Sunday, 31 May 2015

Christiane Neudecker: Sommernovelle

Let me start this review, once again, with a disclosure: the book's author is a friend of mine. With the Anglophone literary world thinking about cronyism and the German-language literary world thinking about paid criticism versus unpaid blogs, that admission seems to fit the current mood. It's not only paid critics who have cronies. When I was looking for a writer to appear for free in an event about literary teenagers, Christiane Neudecker generously – and bravely – offered to read a passage from her as yet unfinished manuscript, in English translation. It turned out to be a great evening of conversation with Christiane and the American writer Brittani Sonnenberg, in which we shared our adoration for teenage girls' stubborn principles and wonderment at the world.

Returning the favour as an opportunity to relive that exhilarating evening, I agreed to moderate Christiane's book launch this past Thursday, and a joy it was; a celebration of friendships both in the book Sommernovelle and in real life, with an audience full of affectionate faces and Christiane's former flatmate Alexia Peniguel of a seated craft performing songs in between the readings and conversation. The climax? An adrenalin-inducing duet between the two of them.

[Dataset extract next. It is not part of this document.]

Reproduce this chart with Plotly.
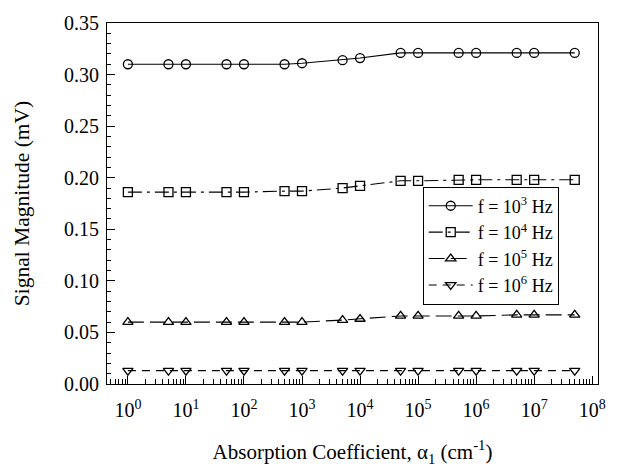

So now you know two things: I am rather predisposed towards this book, and I've also followed its development from open-ended manuscript to printed book, have translated an extract from it, and thus know it very well indeed. Will it surprise you to learn that I'm a fan?

Sommernovelle is the story of two 15-year-old girls who go to spend their early summer holidays at an ornithological centre on a North Sea island. German North Sea islands, incidentally, are quite tame compared to the Scottish ones, more tourist paradises than wind-swept outposts, although there is plenty of weather in the book. Lotte and the narrator (we learn only her nickname, Panda) are looking forward to several weeks of explaining nature to visitors, rescuing injured owls and sunbathing, but in fact they are expected to do much more mundane tasks, cleaning, cooking and counting the local gull population. There's a lot of humour in their expectations and reactions to real life, and also in their high principles. The story is set in the late 1980s, with all the (West) German environmentalism of those times; the girls usually refuse to travel by car (pollution!) and vow to take plastic bags to the beach to collect litter. As Neudecker commented on Thursday, all most of us manage to retain of that idealism as adults is recycling our copious rubbish.

The book's language is not entirely that of a teenager, however. Sommernovelle features many passages of intricate nature descriptions, something not common in contemporary German fiction. Birds, of course, but also the sea and the beaches, marred as they are by commercialism (a crane lifts tourists up into the sky for bungee jumps; greasy tables gather around snack bars). The weather, prey and predators, nature's violence: pathetic fallacy.

For the humans at the centre are little better, it aspires. The largely absent professor who founded the place appears at last and Panda begins asking questions she probably ought not to, while Lotte embarks on a romance. Behind Panda's eagerness for independence, there is something she's running from, and Neudecker lets that narrative emerge gently. She has a similar lightness of touch with what the girls notice about their fellow volunteers and what they don't; while we readers might have a more experienced eye, verging on the cynical, Neudecker's narrator leaves some things unmentioned simply because she doesn't know about them. That, I found, was a delight that matured between manuscript and finished version.  

It is easy to consider every book about teenagers a coming-of-age story. For me, however, Sommernovelle is not about coming of age but about refusing to join the cynical world of adulthood, at least for a while. Deeply disappointed, Lotte asks: "When do we get like that?" The girls choose not to do so and as such, for me, the book is a genuine celebration of a difficult but in many aspects wonderful time in our lives: girlhood. It succeeds not by presenting a rose-tinted view full of "endless summer days" but by showing the weaknesses and the strengths of its characters, by taking an affectionate and respectful view of its protagonists but letting us laugh at those times. Do read it.